This policy brief presents four ideas for improving the flexibility of inclusionary housing and expanding the menu of options available to developers – while at the same time promoting mixed-income neighborhoods. View Policy Brief
No single policy design will work for the economics of every development. But public agencies are also generally not able to negotiate a unique commitment from each project. A key struggle in designing an inclusionary housing policy is in balancing the need for ongoing consistency and predictability against the need to be flexible to respond to the differing market conditions facing different projects.
A joint report published in 2005 by the Non-Profit Housing Association of Northern California and the Northern California Homebuilders Association cited flexibility in implementation as a key to success in inclusionary housing programs.* A statewide survey of California inclusionary housing programs found that jurisdictions that offered more options for compliance were successfully producing a greater number of affordable units.*
There is a large amount of variation among jurisdictions in how much flexibility programs offer to developers. Some jurisdictions provide a menu of inclusionary options from which the developer may choose. Some jurisdictions define several options within legislation and specify the parameters of each alternative. The choice is made by the developer; neither staff nor elected/appointed decision makers have any role in the decision. This menu approach, where staff and decision makers have little discretion on inclusionary alternatives, is typical of larger jurisdictions.
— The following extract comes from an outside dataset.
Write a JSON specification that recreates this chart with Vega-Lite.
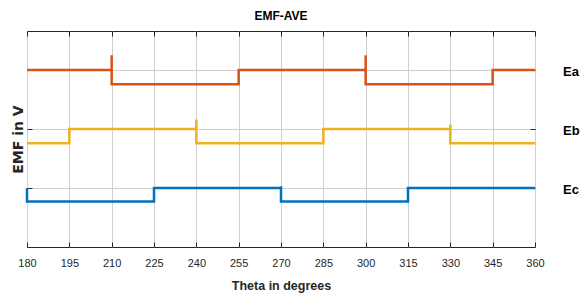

New York, New York and San Francisco, California
In both New York and San Francisco developers subject to inclusionary requirements choose from a clear menu of alternatives, informing city staff and decision makers of their choice as part of the development application. When there is a desire to change requirements, or add alternative ways of meeting these requirements, it is done through legislation at either a citywide or area-specific level rather than on a project-by-project basis.
In many smaller communities, the city council, planning commission, or equivalent decision makers make the final decision on how a particular development project meets inclusionary requirements. Often in these smaller jurisdictions, the council can ultimately approve any means of meeting inclusionary requirements, even if it is not on any menu or approved list.
A few communities actively encourage developers to utilize other housing subsidies to help offset the cost of building required affordable units. This position seems to be more common in communities with a surplus of affordable housing funds. Many communities, however, face an acute need for affordable housing and high demand for scarce affordable housing subsidy funds. These cities will generally prohibit developers from ‘double counting’ units (i.e. using other affordable housing programs to subsidize units that are required by the inclusionary housing program) because these affordable housing funds are limited. To the extent that inclusionary developers are using public affordable housing funds to offset their costs, the program is not producing additional affordable housing beyond what would have been provided in any event.
Many cities adopt policies somewhere in the middle, allowing some affordable housing funds to be utilized but prohibiting others. In general, cities are more cautious about using funds that are highly limited. For example, many cities will allow developers to utilize tax abatements but prohibit the same projects from applying for housing grant funds. A second general guideline is that access to external funding should be balanced against the burdens required or requested of the developer. If cities wish to maintain their inclusionary policies, yet the inclusionary rules make development extremely difficult, they will often err on the side of allowing more external subsidies to be used.
Use of the Federal Low Income Housing Tax Credit (LIHTC) program can be more complicated in part because there are two different types of LIHTC. The so-called 9 percent credits provide a large share of the cost of eligible projects and as a result they are in very high demand and limited supply. The 4 percent credits provide relatively less subsidy and require relatively more investment from local sources and private debt, and as a result they are in less demand. An inclusionary project that accessed 9 percent credits might be ‘taking them away’ from another local affordable housing project while the same project could use the four percent credits without affecting other eligible local projects. For this reason there has been a trend for inclusionary housing programs to allow developers to use 4 percent but not 9 percent credits either in on-site or off-site projects.
San Francisco, California uses its tax credits to achieve deeper affordability. Generally, the city does not allow developments to use any subsidies (local, state or federal). However subsidies can be used, with written permission, to deepen the affordability of a unit beyond the level required by the program. Additionally, if 20 percent of their units are affordable to people making 50 percent of AMI, the four percent tax credit can be used. The percentage increases to 25 percent for off-site production.